TAKE CARE! Whilst it is good to try and soften the shoes it is very easy to be too heavy handed and snap them. We definately do not recommend harsh hammering, bashing or shutting in doors!

Frequently asked questions

How can I stop my ribbon from fraying?

Cut the ribbon on an angle and either dab clear nail varnish on the ends, spray hairspray on the ends or carefully burn the ends - yes this does work!

I am wearing toe pads but my little toes are still sore, what else can I do?

Try using extra padding for individual toes. Bunheads have a great selection of jelly toes and tubes that can be cut to size, worn over any toes and should fit in with your pads. Bring your shoes to Dancers Boutique and ask our advice on the best accessories for you.

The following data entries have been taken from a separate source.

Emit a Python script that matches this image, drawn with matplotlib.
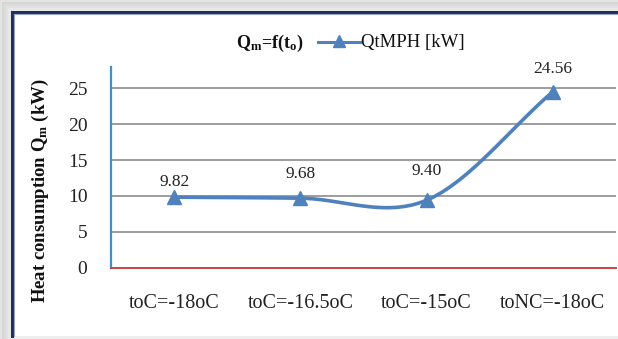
import numpy as np
import matplotlib
matplotlib.use("Agg")
import matplotlib.pyplot as plt
from matplotlib.patches import Rectangle
from matplotlib.lines import Line2D

categories = ["toC=-18oC", "toC=-16.5oC", "toC=-15oC", "toNC=-18oC"]
heat_kw = [9.82, 9.68, 9.40, 24.56]
value_labels = ["9.82", "9.68", "9.40", "24.56"]
y_ticks = [0, 5, 10, 15, 20, 25]
series_name = "QtMPH [kW]"

BLUE = "#4F81BD"
SERIF = ["Liberation Serif", "DejaVu Serif"]
plt.rcParams["mathtext.fontset"] = "custom"
plt.rcParams["mathtext.rm"] = "Liberation Serif"
plt.rcParams["mathtext.bf"] = "Liberation Serif:bold"
plt.rcParams["mathtext.it"] = "Liberation Serif:italic"

W, H = 618, 339
fig = plt.figure(figsize=(W / 100, H / 100), dpi=100)
fig.patch.set_facecolor("#e4e4e4")


def fx(px):
    return px / W


def fy(py):
    return 1 - py / H


# soft shadow band at the top and left
for i, c in enumerate(["#d6d6d6", "#dcdcdc", "#e2e2e2", "#e8e8e8", "#eeeeee"]):
    fig.patches.append(Rectangle((fx(2 + i * 2), 0), 1, fy(2 + i * 2), transform=fig.transFigure,
                                 facecolor=c, edgecolor="none", zorder=0))
# white chart panel with dark border on left and top
fig.patches.append(Rectangle((fx(12), fy(336)), 1, fy(12) - fy(336), transform=fig.transFigure,
                             facecolor="white", edgecolor="none", zorder=1))
fig.lines.append(Line2D([fx(12), fx(12)], [fy(12), fy(336)], transform=fig.transFigure,
                        color="#1f2f5f", lw=2.2, zorder=2))
fig.lines.append(Line2D([fx(12), 1], [fy(12), fy(12)], transform=fig.transFigure,
                        color="#1f2f5f", lw=2.2, zorder=2))
fig.lines.append(Line2D([fx(14), fx(14)], [fy(14), fy(336)], transform=fig.transFigure,
                        color="#9aa6c0", lw=0.8, zorder=2))
fig.lines.append(Line2D([fx(14), 1], [fy(14), fy(14)], transform=fig.transFigure,
                        color="#9aa6c0", lw=0.8, zorder=2))

ax = fig.add_axes([fx(111), fy(267.5), fx(616) - fx(111), fy(67) - fy(267.5)])
ax.set_facecolor("none")
ax.set_zorder(3)

x = np.arange(len(categories))
y = np.array(heat_kw)


# smoothed connecting line (Catmull-Rom through the data points)
def smooth(xs, ys, n=40):
    px, py = [], []
    m = len(xs)
    for i in range(m - 1):
        x0, x1 = xs[i], xs[i + 1]
        y0, y1 = ys[i], ys[i + 1]
        yp = ys[i - 1] if i > 0 else y0
        yn = ys[i + 2] if i + 2 < m else y1
        m0 = (y1 - yp) / (2 if i > 0 else 1)
        m1 = (yn - y0) / (2 if i + 2 < m else 1)
        t = np.linspace(0, 1, n)
        h00 = 2 * t**3 - 3 * t**2 + 1
        h10 = t**3 - 2 * t**2 + t
        h01 = -2 * t**3 + 3 * t**2
        h11 = t**3 - t**2
        px.append(x0 + (x1 - x0) * t)
        py.append(h00 * y0 + h10 * m0 + h01 * y1 + h11 * m1)
    return np.concatenate(px), np.concatenate(py)


sx, sy = smooth(x, y)
ax.plot(sx, sy, color=BLUE, lw=2.6, solid_capstyle="round", zorder=4)
ax.plot(x, y, linestyle="none", marker="^", ms=9.5, color=BLUE, zorder=5)

label_offsets = [15, 24, 29, 23]
for xi, yi, lab, off in zip(x, y, value_labels, label_offsets):
    ax.annotate(lab, (xi, yi), xytext=(0, off * 0.72), textcoords="offset points",
                ha="center", va="center", fontsize=12.5, family=SERIF, color="#222222")

ax.set_xlim(-0.5, 3.5)
ax.set_ylim(0, 28)
ax.set_yticks(y_ticks)
ax.set_yticklabels([str(v) for v in y_ticks], family=SERIF, fontsize=14)
ax.set_xticks(x)
ax.set_xticklabels(categories, family=SERIF, fontsize=14.5)
ax.tick_params(axis="both", length=0, colors="#222222")
ax.tick_params(axis="y", pad=17)
ax.tick_params(axis="x", pad=19)
ax.grid(axis="y", color="#8c8c8c", lw=1.2)
ax.set_axisbelow(True)
for s in ["top", "right"]:
    ax.spines[s].set_visible(False)
ax.spines["left"].set_color("#3d8fd6")
ax.spines["left"].set_linewidth(1.6)
ax.spines["bottom"].set_color("#cc4444")
ax.spines["bottom"].set_linewidth(1.4)

fig.text(fx(40), fy(191), r"Heat consumption Q$_{\mathbf{m}}$ (kW)", rotation=90, ha="center", va="center",
         fontsize=13.5, fontweight="bold", family=SERIF, color="#111111")

fig.text(fx(270), fy(43), r"Q$_{\mathbf{m}}$=f(t$_{\mathbf{o}}$)", ha="center", va="center",
         fontsize=13, fontweight="bold", family=SERIF, color="#111111")
fig.lines.append(Line2D([fx(318), fx(360)], [fy(42), fy(42)], transform=fig.transFigure,
                        color=BLUE, lw=2.2, zorder=5))
fig.lines.append(Line2D([fx(339)], [fy(41)], transform=fig.transFigure, marker="^",
                        ms=8, color=BLUE, zorder=6))
fig.text(fx(361), fy(42), series_name, ha="left", va="center", fontsize=13.5,
         family=SERIF, color="#111111")

fig.savefig("out.png", dpi=100, facecolor=fig.get_facecolor())
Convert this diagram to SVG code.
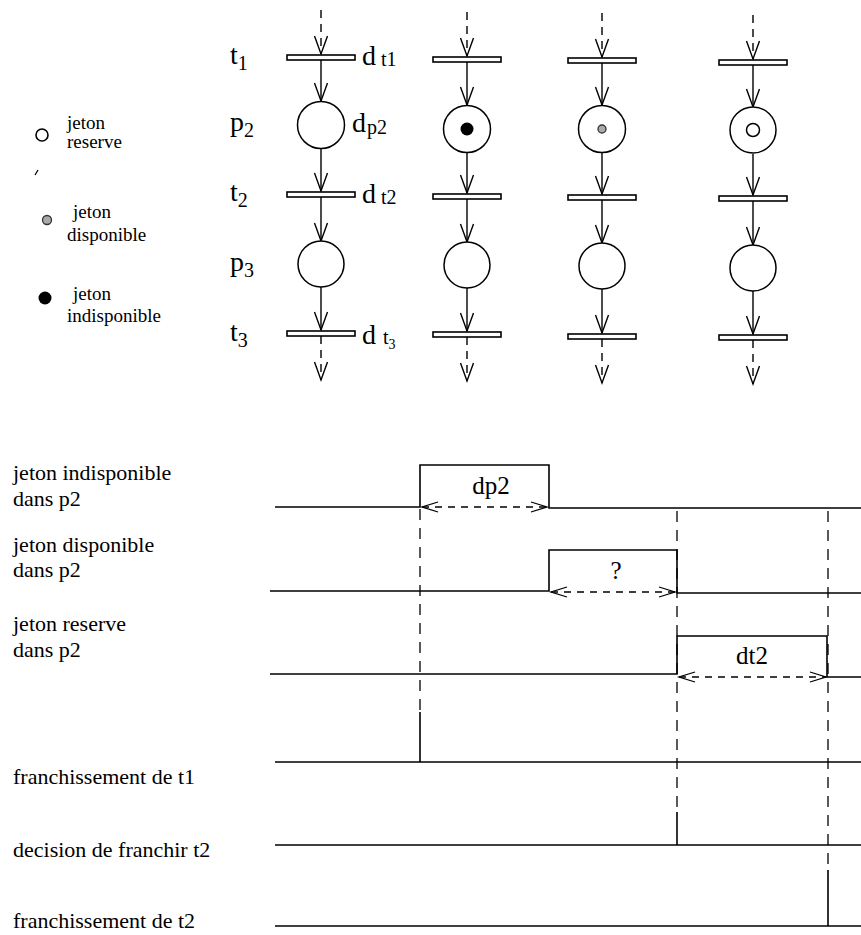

How long will my pointe shoes last?

This depends very much on how often you wear them, the strength of your foot and the way in which you work in your shoes. Younger dancers may well grow out of their shoes before they wear out and some professionals who are training and performing every day need a new pair every week!

How will I know when I need new pointe shoes?

The purpose of your pointe shoes is to protect your feet. Once the shoes have become too soft, they will no longer support your feet adequately and you will need new ones. If you feel your foot is going too far over on pointe or that the box is no longer hard, ask your teacher to check them or bring them into the shop for us to have a look at.

Will I need the exact same pair again next time?

Probably not! You will notice that your foot changes shape once you have started training on pointe and it is likely that you will need a different width fitting for your second pair. As your feet get stronger and if you increase your training, you may also need a different make of shoe that offers more support, so it is worth having a full fitting for your first few pairs of pointe shoes. Subsequent fittings won't take as long, as you will have a clearer idea of what you want and we will assess how you have worn your old shoes to give us an indication of which style you will need next.